In **The Russian Are Coming, The Russians Are Coming **, after the Russian sub lands on Cape Cod, Massachusetts the crew members walk along the beach and in the not too distant distance are tall un-Massachusetts-like mountains.

Oh, it gets better. DC Police patrol Dulles Airport, which is located in Loudoun County, about twenty two miles outside their bailiwick.

Correct me if I’m wrong on this since it has been a while, but in Citizen Kane isn’t his San Simeon substitute Xanadu supposed to be on the Gulf Coast in Florida? It wouldn’t have taken a lot of work to learn that there are no mountains on any coast in Florida. The high point of the state is 345 feet.

The TV mini-series Maigret (starring Michael Gambon) was filmed in Budapest , standing in for 1950’s Paris. In one scene you have Maigret and his wife strolling along the banks of the “Seine” (Danube). On the opposite bank you can see a range of tree-lined hills. This is something you will not see in Paris.

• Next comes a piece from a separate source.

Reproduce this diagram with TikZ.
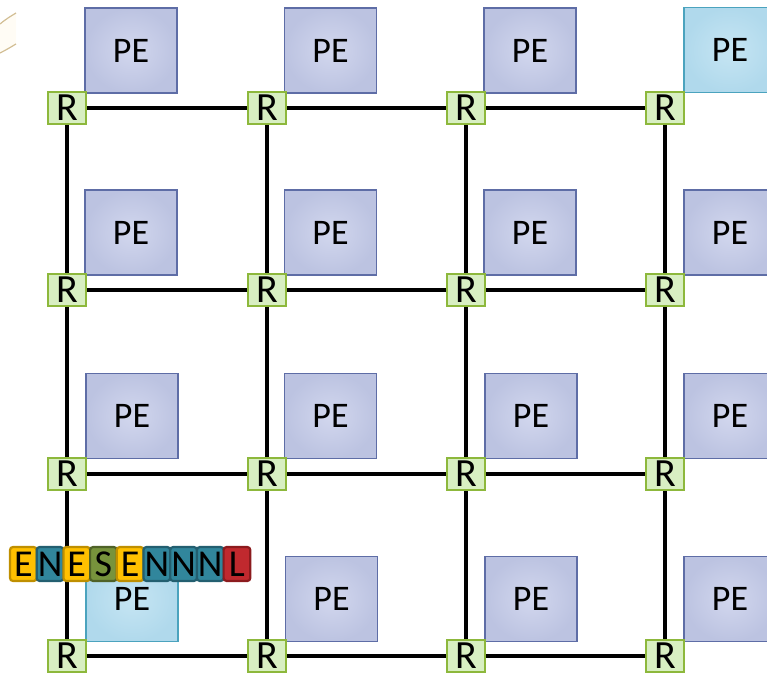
\documentclass[tikz,border=0pt]{standalone}
\usepackage{fontspec}
\setmainfont{Carlito}
\definecolor{pefill}{HTML}{C3C9E3}
\definecolor{peinner}{HTML}{D2D7EE}
\definecolor{peouter}{HTML}{BCC3E1}
\definecolor{peedge}{HTML}{5E6DA6}
\definecolor{bluefill}{HTML}{B9DEEF}
\definecolor{blueinner}{HTML}{C6E5F3}
\definecolor{blueouter}{HTML}{B0D9EC}
\definecolor{blueedge}{HTML}{4BA3BE}
\definecolor{rfill}{HTML}{D8EFC2}
\definecolor{redge}{HTML}{8DB83C}
\definecolor{efill}{HTML}{FFC000}
\definecolor{eedge}{HTML}{BF8F00}
\definecolor{nfill}{HTML}{31869C}
\definecolor{nedge}{HTML}{235F70}
\definecolor{sfill}{HTML}{77933C}
\definecolor{sedge}{HTML}{4F6228}
\definecolor{lfill}{HTML}{C0292E}
\definecolor{ledge}{HTML}{8C1B1E}
\definecolor{curlfill}{HTML}{FFFCF5}
\definecolor{curledge}{HTML}{D2BE94}
\begin{document}
\begin{tikzpicture}[x=1pt,y=-1pt,
  pebox/.style={draw=peedge, inner color=peinner, outer color=peouter, line width=1.5pt, minimum width=92pt, minimum height=85pt, inner sep=0pt, font=\fontsize{36}{40}\selectfont},
  pebluebox/.style={pebox, draw=blueedge, inner color=blueinner, outer color=blueouter},
  router/.style={draw=redge, fill=rfill, line width=2pt, minimum width=38pt, minimum height=32pt, inner sep=0pt, font=\fontsize{40}{40}\selectfont},
  link/.style={line width=4.5pt, black},
  cell/.style={rounded corners=3pt, line width=2.2pt, minimum width=26.7pt, minimum height=34pt, inner sep=0pt, font=\fontsize{38}{38}\selectfont},
  ecell/.style={cell, draw=eedge, fill=efill},
  ncell/.style={cell, draw=nedge, fill=nfill},
  scell/.style={cell, draw=sedge, fill=sfill},
  lcell/.style={cell, draw=ledge, fill=lfill}
]
\useasboundingbox (0,0) rectangle (767,676);
\clip (0,0) rectangle (767,676);
% page curl decoration
\fill[curlfill] (0,24) .. controls (6,19) and (11,16) .. (16,13) -- (16,44) .. controls (11,47) and (6,50) .. (0,53) -- cycle;
\draw[curledge, line width=1.2pt] (0,24) .. controls (6,19) and (11,16) .. (16,13);
\draw[curledge, line width=1.2pt] (0,53) .. controls (6,50) and (11,47) .. (16,44);
% PEs
\node[pebox] (pe11) at (131,50.5) {PE};
\node[pebox] (pe12) at (330.5,50.5) {PE};
\node[pebox] (pe13) at (530,50.5) {PE};
\node[pebluebox] (pe14) at (730,50) {PE};
\node[pebox] (pe21) at (131,232.5) {PE};
\node[pebox] (pe22) at (330.5,232.5) {PE};
\node[pebox] (pe23) at (530,232.5) {PE};
\node[pebox] (pe24) at (730,232.5) {PE};
\node[pebox] (pe31) at (132,416) {PE};
\node[pebox] (pe32) at (330.5,416) {PE};
\node[pebox] (pe33) at (531,416) {PE};
\node[pebox] (pe34) at (730,416) {PE};
\node[pebluebox] (pe41) at (132,599) {PE};
\node[pebox] (pe42) at (331.5,599) {PE};
\node[pebox] (pe43) at (531,599) {PE};
\node[pebox] (pe44) at (730,599) {PE};
% routers
\foreach \i/\y in {1/108,2/290,3/474,4/656}{
  \foreach \j/\x in {1/67,2/267,3/466,4/665}{
    \node[router] (r\i\j) at (\x,\y) {R};
  }
}
% links
\foreach \i in {1,2,3,4}{
  \draw[link] (r\i1) -- (r\i2);
  \draw[link] (r\i2) -- (r\i3);
  \draw[link] (r\i3) -- (r\i4);
}
\foreach \j in {1,2,3,4}{
  \draw[link] (r1\j) -- (r2\j);
  \draw[link] (r2\j) -- (r3\j);
  \draw[link] (r3\j) -- (r4\j);
}
% packet
\node[ecell] (p1) at (23.35,564) {E};
\node[ncell] (p2) at (50.05,564) {N};
\node[ecell] (p3) at (76.75,564) {E};
\node[scell] (p4) at (103.45,564) {S};
\node[ecell] (p5) at (130.15,564) {E};
\node[ncell] (p6) at (156.85,564) {N};
\node[ncell] (p7) at (183.55,564) {N};
\node[ncell] (p8) at (210.25,564) {N};
\node[lcell] (p9) at (236.95,564) {L};
\end{tikzpicture}
\end{document}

Groundhog Day. Set in Punxsutawney, PA but filmed in Woodstock, IL. Woodstock doesn’t resemble Punxsutawney in the least. Biggest gaffe: “Gobblers Knob”, the place where the groundhog makes his annual appearance is on a hilltop a mile or so outside of town. The movie presents it as being in the middle of town. In the movie, Punxsutawney is depicted as a looking rather prosperous with wide streets. In reality, it’s pretty badly economically depressed_and has been so for decades_with one narrow main street and lots of vacant lots and empty storefronts. It also has a creek running through the middle of town and railroad tracks as well…as befits a town that exists in the first place because lumber and then coal were shipped from there. Oh, and Woodstock seems to be a pretty flat place whereas Punxsutawney is in the Appalachians and looks like it. Overall, it’s like the producers of the movie deliberately sought out a small town that looks as much as possible unlike Punxsutawney.

I have just though of another one. In a film version of David Copperfield there is a shot of the sun setting over the sea in Yarmouth. A tad impossible that, as this particular town lies on the east coast of England.